▸ WHAT THIS TASK INVOLVES:
Your copy of the material below should match it exactly, except that it holds no pictures.

Dataset rows:
## Begin

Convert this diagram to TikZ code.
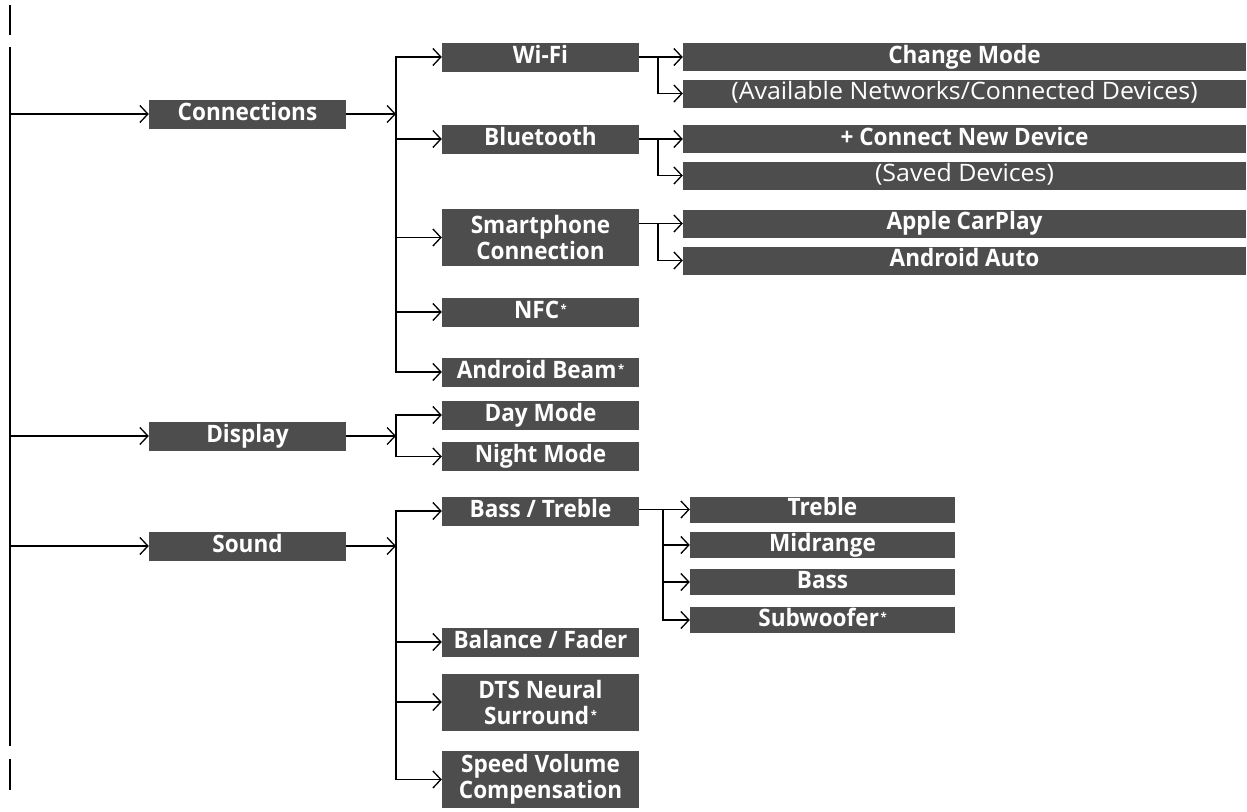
\documentclass[tikz,border=0pt]{standalone}
\usepackage{fontspec}
\setmainfont{Open Sans}[FakeStretch=0.94]
\newfontfamily\regf{Open Sans}[FakeStretch=1.04]
\usetikzlibrary{arrows.meta}
\definecolor{boxgray}{RGB}{77,77,77}
\newcommand{\opt}{\kern1.5pt\raisebox{5pt}{\fontsize{12}{12}\selectfont *}}
\begin{document}
\begin{tikzpicture}[x=1pt,y=-1pt,
  conn/.style={line width=1.5pt,-{Straight Barb[length=8pt,width=17pt,line width=1.3pt]}},
  plain/.style={line width=1.5pt,line cap=rect},
  spine/.style={line width=2pt},
  box/.style={fill=boxgray,text=white,inner sep=0pt,font=\fontsize{24}{26}\selectfont\bfseries,align=center},
  one/.style={box,text height=17pt,text depth=5pt},
  lone/.style={one,minimum width=197pt,minimum height=29pt},
  ltwo/.style={box,minimum width=197pt,minimum height=57pt},
  lw/.style={one,minimum width=563pt,minimum height=28pt},
  ls/.style={one,minimum width=265pt,minimum height=26pt}
]
\useasboundingbox (0,0) rectangle (1247,811);
% left spine
\draw[spine] (10,5) -- (10,35);
\draw[spine] (10,47) -- (10,746);
\draw[spine] (10,759) -- (10,790);
\coordinate (sp) at (10,0);
\coordinate (b1) at (396,0);
\coordinate (b2) at (658,0);
\coordinate (b3) at (663,0);
% level 1
\node[lone] (conn) at (247.5,114) {Connections};
\node[lone] (disp) at (247.5,436) {Display};
\node[lone] (sound) at (247.5,546) {Sound};
% level 2
\node[lone] (wifi) at (540.5,57) {Wi-Fi};
\node[lone] (bt) at (540.5,139) {Bluetooth};
\node[ltwo] (smart) at (540.5,237.5) {Smartphone\\Connection};
\node[lone] (nfc) at (540.5,312) {NFC\opt};
\node[lone] (beam) at (540.5,372) {Android Beam\opt};
\node[lone] (day) at (540.5,415) {Day Mode};
\node[lone] (night) at (540.5,456.5) {Night Mode};
\node[lone] (bass2) at (540.5,511) {Bass / Treble};
\node[lone] (bal) at (540.5,642) {Balance / Fader};
\node[ltwo] (dts) at (540.5,702) {DTS Neural\\Surround\opt};
\node[ltwo] (speed) at (540.5,779.5) {Speed Volume\\Compensation};
% level 3 (connections)
\node[lw] (cm) at (964.5,57) {Change Mode};
\node[lw] (avail) at (964.5,93.5) {\regf\mdseries(Available Networks/Connected Devices)};
\node[lw] (cnd) at (964.5,139) {+ Connect New Device};
\node[lw] (saved) at (964.5,175.5) {\regf\mdseries(Saved Devices)};
\node[lw] (carplay) at (964.5,223.5) {Apple CarPlay};
\node[lw] (aauto) at (964.5,260.5) {Android Auto};
% level 3 (sound)
\node[ls] (treble) at (822.5,509.5) {Treble};
\node[ls] (mid) at (822.5,545) {Midrange};
\node[ls] (bass) at (822.5,582) {Bass};
\node[ls] (sub) at (822.5,620) {Subwoofer\opt};
% spine arrows
\draw[conn] (sp |- conn.west) -- (conn.west);
\draw[conn] (sp |- disp.west) -- (disp.west);
\draw[conn] (sp |- sound.west) -- (sound.west);
% connections branch
\draw[conn] (conn.east) -- (conn.east -| b1);
\draw[plain] (wifi.west -| b1) -- (beam.west -| b1);
\foreach \n in {wifi,bt,smart,nfc,beam}
  \draw[conn] (\n.west -| b1) -- (\n.west);
% display branch
\draw[conn] (disp.east) -- (disp.east -| b1);
\draw[plain] (day.west -| b1) -- (night.west -| b1);
\foreach \n in {day,night}
  \draw[conn] (\n.west -| b1) -- (\n.west);
% sound branch
\draw[conn] (sound.east) -- (sound.east -| b1);
\draw[plain] (bass2.west -| b1) -- (speed.west -| b1);
\foreach \n in {bass2,bal,dts,speed}
  \draw[conn] (\n.west -| b1) -- (\n.west);
% wifi
\draw[conn] (wifi.east) -- (cm.west);
\draw[plain] (wifi.east -| b2) -- (avail.west -| b2);
\draw[conn] (avail.west -| b2) -- (avail.west);
% bluetooth
\draw[conn] (bt.east) -- (cnd.west);
\draw[plain] (bt.east -| b2) -- (saved.west -| b2);
\draw[conn] (saved.west -| b2) -- (saved.west);
% smartphone
\draw[conn] (smart.east |- carplay.west) -- (carplay.west);
\draw[plain] (carplay.west -| b2) -- (aauto.west -| b2);
\draw[conn] (aauto.west -| b2) -- (aauto.west);
% bass / treble
\draw[conn] (bass2.east |- treble.west) -- (treble.west);
\draw[plain] (treble.west -| b3) -- (sub.west -| b3);
\foreach \n in {mid,bass,sub}
  \draw[conn] (\n.west -| b3) -- (\n.west);
\end{tikzpicture}
\end{document}
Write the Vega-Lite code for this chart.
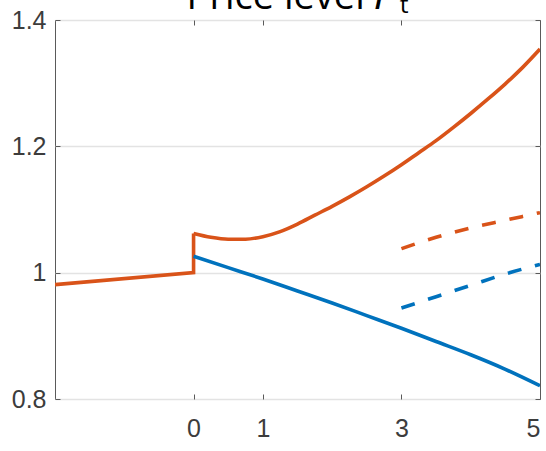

## End

▸ COMPLETE RESPONSE:
Convert this diagram to TikZ code.
\documentclass[tikz,border=0pt]{standalone}
\usepackage{fontspec}
\setmainfont{Open Sans}[FakeStretch=0.94]
\newfontfamily\regf{Open Sans}[FakeStretch=1.04]
\usetikzlibrary{arrows.meta}
\definecolor{boxgray}{RGB}{77,77,77}
\newcommand{\opt}{\kern1.5pt\raisebox{5pt}{\fontsize{12}{12}\selectfont *}}
\begin{document}
\begin{tikzpicture}[x=1pt,y=-1pt,
  conn/.style={line width=1.5pt,-{Straight Barb[length=8pt,width=17pt,line width=1.3pt]}},
  plain/.style={line width=1.5pt,line cap=rect},
  spine/.style={line width=2pt},
  box/.style={fill=boxgray,text=white,inner sep=0pt,font=\fontsize{24}{26}\selectfont\bfseries,align=center},
  one/.style={box,text height=17pt,text depth=5pt},
  lone/.style={one,minimum width=197pt,minimum height=29pt},
  ltwo/.style={box,minimum width=197pt,minimum height=57pt},
  lw/.style={one,minimum width=563pt,minimum height=28pt},
  ls/.style={one,minimum width=265pt,minimum height=26pt}
]
\useasboundingbox (0,0) rectangle (1247,811);
% left spine
\draw[spine] (10,5) -- (10,35);
\draw[spine] (10,47) -- (10,746);
\draw[spine] (10,759) -- (10,790);
\coordinate (sp) at (10,0);
\coordinate (b1) at (396,0);
\coordinate (b2) at (658,0);
\coordinate (b3) at (663,0);
% level 1
\node[lone] (conn) at (247.5,114) {Connections};
\node[lone] (disp) at (247.5,436) {Display};
\node[lone] (sound) at (247.5,546) {Sound};
% level 2
\node[lone] (wifi) at (540.5,57) {Wi-Fi};
\node[lone] (bt) at (540.5,139) {Bluetooth};
\node[ltwo] (smart) at (540.5,237.5) {Smartphone\\Connection};
\node[lone] (nfc) at (540.5,312) {NFC\opt};
\node[lone] (beam) at (540.5,372) {Android Beam\opt};
\node[lone] (day) at (540.5,415) {Day Mode};
\node[lone] (night) at (540.5,456.5) {Night Mode};
\node[lone] (bass2) at (540.5,511) {Bass / Treble};
\node[lone] (bal) at (540.5,642) {Balance / Fader};
\node[ltwo] (dts) at (540.5,702) {DTS Neural\\Surround\opt};
\node[ltwo] (speed) at (540.5,779.5) {Speed Volume\\Compensation};
% level 3 (connections)
\node[lw] (cm) at (964.5,57) {Change Mode};
\node[lw] (avail) at (964.5,93.5) {\regf\mdseries(Available Networks/Connected Devices)};
\node[lw] (cnd) at (964.5,139) {+ Connect New Device};
\node[lw] (saved) at (964.5,175.5) {\regf\mdseries(Saved Devices)};
\node[lw] (carplay) at (964.5,223.5) {Apple CarPlay};
\node[lw] (aauto) at (964.5,260.5) {Android Auto};
% level 3 (sound)
\node[ls] (treble) at (822.5,509.5) {Treble};
\node[ls] (mid) at (822.5,545) {Midrange};
\node[ls] (bass) at (822.5,582) {Bass};
\node[ls] (sub) at (822.5,620) {Subwoofer\opt};
% spine arrows
\draw[conn] (sp |- conn.west) -- (conn.west);
\draw[conn] (sp |- disp.west) -- (disp.west);
\draw[conn] (sp |- sound.west) -- (sound.west);
% connections branch
\draw[conn] (conn.east) -- (conn.east -| b1);
\draw[plain] (wifi.west -| b1) -- (beam.west -| b1);
\foreach \n in {wifi,bt,smart,nfc,beam}
  \draw[conn] (\n.west -| b1) -- (\n.west);
% display branch
\draw[conn] (disp.east) -- (disp.east -| b1);
\draw[plain] (day.west -| b1) -- (night.west -| b1);
\foreach \n in {day,night}
  \draw[conn] (\n.west -| b1) -- (\n.west);
% sound branch
\draw[conn] (sound.east) -- (sound.east -| b1);
\draw[plain] (bass2.west -| b1) -- (speed.west -| b1);
\foreach \n in {bass2,bal,dts,speed}
  \draw[conn] (\n.west -| b1) -- (\n.west);
% wifi
\draw[conn] (wifi.east) -- (cm.west);
\draw[plain] (wifi.east -| b2) -- (avail.west -| b2);
\draw[conn] (avail.west -| b2) -- (avail.west);
% bluetooth
\draw[conn] (bt.east) -- (cnd.west);
\draw[plain] (bt.east -| b2) -- (saved.west -| b2);
\draw[conn] (saved.west -| b2) -- (saved.west);
% smartphone
\draw[conn] (smart.east |- carplay.west) -- (carplay.west);
\draw[plain] (carplay.west -| b2) -- (aauto.west -| b2);
\draw[conn] (aauto.west -| b2) -- (aauto.west);
% bass / treble
\draw[conn] (bass2.east |- treble.west) -- (treble.west);
\draw[plain] (treble.west -| b3) -- (sub.west -| b3);
\foreach \n in {mid,bass,sub}
  \draw[conn] (\n.west -| b3) -- (\n.west);
\end{tikzpicture}
\end{document}
Write the Vega-Lite code for this chart.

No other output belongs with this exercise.